Task to carry out:
Skip all pictures, then print the remaining material exactly.

-------

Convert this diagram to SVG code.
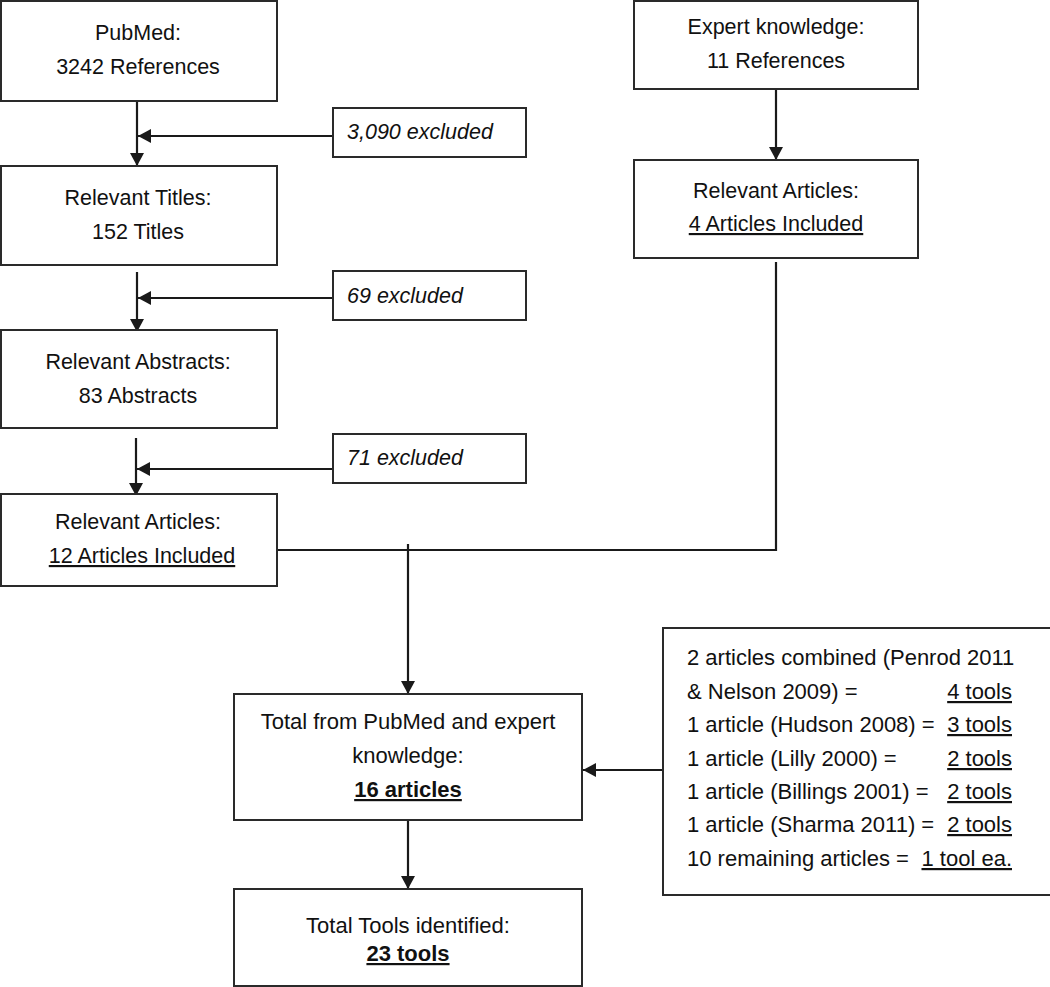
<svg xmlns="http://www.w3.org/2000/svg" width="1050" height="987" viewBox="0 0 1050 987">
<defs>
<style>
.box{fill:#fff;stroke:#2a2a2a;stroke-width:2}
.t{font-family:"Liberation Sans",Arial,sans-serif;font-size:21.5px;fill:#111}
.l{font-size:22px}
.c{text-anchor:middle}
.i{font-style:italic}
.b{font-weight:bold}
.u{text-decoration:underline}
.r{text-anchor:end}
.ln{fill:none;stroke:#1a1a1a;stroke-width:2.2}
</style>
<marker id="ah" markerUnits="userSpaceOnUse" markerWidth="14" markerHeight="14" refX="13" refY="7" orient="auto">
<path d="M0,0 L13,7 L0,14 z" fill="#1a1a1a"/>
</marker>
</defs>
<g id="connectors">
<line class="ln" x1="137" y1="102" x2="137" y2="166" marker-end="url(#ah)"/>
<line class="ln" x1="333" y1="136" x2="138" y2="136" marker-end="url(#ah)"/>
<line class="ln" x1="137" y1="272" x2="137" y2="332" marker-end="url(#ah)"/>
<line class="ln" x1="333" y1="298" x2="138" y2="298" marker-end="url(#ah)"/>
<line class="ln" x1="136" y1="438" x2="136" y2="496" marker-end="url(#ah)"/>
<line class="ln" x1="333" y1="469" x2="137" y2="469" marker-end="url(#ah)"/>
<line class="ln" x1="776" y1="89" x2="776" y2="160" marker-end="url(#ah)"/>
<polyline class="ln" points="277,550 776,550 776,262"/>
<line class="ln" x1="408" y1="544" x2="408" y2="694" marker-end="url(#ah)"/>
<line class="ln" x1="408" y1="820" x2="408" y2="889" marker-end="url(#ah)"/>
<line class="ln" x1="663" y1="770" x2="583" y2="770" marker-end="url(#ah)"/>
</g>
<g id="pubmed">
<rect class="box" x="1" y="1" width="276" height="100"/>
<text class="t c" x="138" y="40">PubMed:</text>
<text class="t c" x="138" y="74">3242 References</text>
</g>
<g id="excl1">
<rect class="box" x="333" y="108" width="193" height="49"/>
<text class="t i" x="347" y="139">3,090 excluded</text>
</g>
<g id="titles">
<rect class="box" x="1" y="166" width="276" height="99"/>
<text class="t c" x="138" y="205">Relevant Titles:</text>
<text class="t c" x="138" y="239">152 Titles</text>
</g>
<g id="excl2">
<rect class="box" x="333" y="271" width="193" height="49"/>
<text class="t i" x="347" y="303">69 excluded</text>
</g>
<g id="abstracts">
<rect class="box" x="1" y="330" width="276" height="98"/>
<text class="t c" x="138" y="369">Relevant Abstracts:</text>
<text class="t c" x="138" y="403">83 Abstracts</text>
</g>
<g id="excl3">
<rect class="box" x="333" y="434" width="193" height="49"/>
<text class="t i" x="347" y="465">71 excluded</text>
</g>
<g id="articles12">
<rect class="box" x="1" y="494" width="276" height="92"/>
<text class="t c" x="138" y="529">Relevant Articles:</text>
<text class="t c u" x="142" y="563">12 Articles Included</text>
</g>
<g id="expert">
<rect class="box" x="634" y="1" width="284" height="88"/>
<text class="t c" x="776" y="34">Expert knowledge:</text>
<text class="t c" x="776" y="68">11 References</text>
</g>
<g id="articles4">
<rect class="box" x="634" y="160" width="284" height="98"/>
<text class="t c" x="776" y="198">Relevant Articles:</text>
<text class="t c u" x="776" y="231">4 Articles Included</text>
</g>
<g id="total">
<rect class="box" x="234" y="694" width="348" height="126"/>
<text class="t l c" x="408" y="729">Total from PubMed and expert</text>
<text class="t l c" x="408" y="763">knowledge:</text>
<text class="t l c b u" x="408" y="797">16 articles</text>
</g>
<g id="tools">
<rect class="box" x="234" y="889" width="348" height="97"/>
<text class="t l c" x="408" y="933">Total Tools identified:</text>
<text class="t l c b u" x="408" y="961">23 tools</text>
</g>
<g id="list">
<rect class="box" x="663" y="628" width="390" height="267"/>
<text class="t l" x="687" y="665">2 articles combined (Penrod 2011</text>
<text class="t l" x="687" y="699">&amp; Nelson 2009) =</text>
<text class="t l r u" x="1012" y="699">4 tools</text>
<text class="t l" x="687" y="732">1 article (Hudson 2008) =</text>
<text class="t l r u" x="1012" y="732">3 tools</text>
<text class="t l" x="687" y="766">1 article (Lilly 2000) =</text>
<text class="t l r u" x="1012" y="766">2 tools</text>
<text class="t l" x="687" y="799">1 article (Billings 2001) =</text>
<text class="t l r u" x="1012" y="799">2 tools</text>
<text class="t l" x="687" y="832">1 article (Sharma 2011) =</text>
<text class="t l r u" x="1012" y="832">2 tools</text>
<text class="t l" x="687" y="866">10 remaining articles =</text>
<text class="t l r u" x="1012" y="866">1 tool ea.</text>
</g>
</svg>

-------

Written reply:
Convert this diagram to SVG code.
<svg xmlns="http://www.w3.org/2000/svg" width="1050" height="987" viewBox="0 0 1050 987">
<defs>
<style>
.box{fill:#fff;stroke:#2a2a2a;stroke-width:2}
.t{font-family:"Liberation Sans",Arial,sans-serif;font-size:21.5px;fill:#111}
.l{font-size:22px}
.c{text-anchor:middle}
.i{font-style:italic}
.b{font-weight:bold}
.u{text-decoration:underline}
.r{text-anchor:end}
.ln{fill:none;stroke:#1a1a1a;stroke-width:2.2}
</style>
<marker id="ah" markerUnits="userSpaceOnUse" markerWidth="14" markerHeight="14" refX="13" refY="7" orient="auto">
<path d="M0,0 L13,7 L0,14 z" fill="#1a1a1a"/>
</marker>
</defs>
<g id="connectors">
<line class="ln" x1="137" y1="102" x2="137" y2="166" marker-end="url(#ah)"/>
<line class="ln" x1="333" y1="136" x2="138" y2="136" marker-end="url(#ah)"/>
<line class="ln" x1="137" y1="272" x2="137" y2="332" marker-end="url(#ah)"/>
<line class="ln" x1="333" y1="298" x2="138" y2="298" marker-end="url(#ah)"/>
<line class="ln" x1="136" y1="438" x2="136" y2="496" marker-end="url(#ah)"/>
<line class="ln" x1="333" y1="469" x2="137" y2="469" marker-end="url(#ah)"/>
<line class="ln" x1="776" y1="89" x2="776" y2="160" marker-end="url(#ah)"/>
<polyline class="ln" points="277,550 776,550 776,262"/>
<line class="ln" x1="408" y1="544" x2="408" y2="694" marker-end="url(#ah)"/>
<line class="ln" x1="408" y1="820" x2="408" y2="889" marker-end="url(#ah)"/>
<line class="ln" x1="663" y1="770" x2="583" y2="770" marker-end="url(#ah)"/>
</g>
<g id="pubmed">
<rect class="box" x="1" y="1" width="276" height="100"/>
<text class="t c" x="138" y="40">PubMed:</text>
<text class="t c" x="138" y="74">3242 References</text>
</g>
<g id="excl1">
<rect class="box" x="333" y="108" width="193" height="49"/>
<text class="t i" x="347" y="139">3,090 excluded</text>
</g>
<g id="titles">
<rect class="box" x="1" y="166" width="276" height="99"/>
<text class="t c" x="138" y="205">Relevant Titles:</text>
<text class="t c" x="138" y="239">152 Titles</text>
</g>
<g id="excl2">
<rect class="box" x="333" y="271" width="193" height="49"/>
<text class="t i" x="347" y="303">69 excluded</text>
</g>
<g id="abstracts">
<rect class="box" x="1" y="330" width="276" height="98"/>
<text class="t c" x="138" y="369">Relevant Abstracts:</text>
<text class="t c" x="138" y="403">83 Abstracts</text>
</g>
<g id="excl3">
<rect class="box" x="333" y="434" width="193" height="49"/>
<text class="t i" x="347" y="465">71 excluded</text>
</g>
<g id="articles12">
<rect class="box" x="1" y="494" width="276" height="92"/>
<text class="t c" x="138" y="529">Relevant Articles:</text>
<text class="t c u" x="142" y="563">12 Articles Included</text>
</g>
<g id="expert">
<rect class="box" x="634" y="1" width="284" height="88"/>
<text class="t c" x="776" y="34">Expert knowledge:</text>
<text class="t c" x="776" y="68">11 References</text>
</g>
<g id="articles4">
<rect class="box" x="634" y="160" width="284" height="98"/>
<text class="t c" x="776" y="198">Relevant Articles:</text>
<text class="t c u" x="776" y="231">4 Articles Included</text>
</g>
<g id="total">
<rect class="box" x="234" y="694" width="348" height="126"/>
<text class="t l c" x="408" y="729">Total from PubMed and expert</text>
<text class="t l c" x="408" y="763">knowledge:</text>
<text class="t l c b u" x="408" y="797">16 articles</text>
</g>
<g id="tools">
<rect class="box" x="234" y="889" width="348" height="97"/>
<text class="t l c" x="408" y="933">Total Tools identified:</text>
<text class="t l c b u" x="408" y="961">23 tools</text>
</g>
<g id="list">
<rect class="box" x="663" y="628" width="390" height="267"/>
<text class="t l" x="687" y="665">2 articles combined (Penrod 2011</text>
<text class="t l" x="687" y="699">&amp; Nelson 2009) =</text>
<text class="t l r u" x="1012" y="699">4 tools</text>
<text class="t l" x="687" y="732">1 article (Hudson 2008) =</text>
<text class="t l r u" x="1012" y="732">3 tools</text>
<text class="t l" x="687" y="766">1 article (Lilly 2000) =</text>
<text class="t l r u" x="1012" y="766">2 tools</text>
<text class="t l" x="687" y="799">1 article (Billings 2001) =</text>
<text class="t l r u" x="1012" y="799">2 tools</text>
<text class="t l" x="687" y="832">1 article (Sharma 2011) =</text>
<text class="t l r u" x="1012" y="832">2 tools</text>
<text class="t l" x="687" y="866">10 remaining articles =</text>
<text class="t l r u" x="1012" y="866">1 tool ea.</text>
</g>
</svg>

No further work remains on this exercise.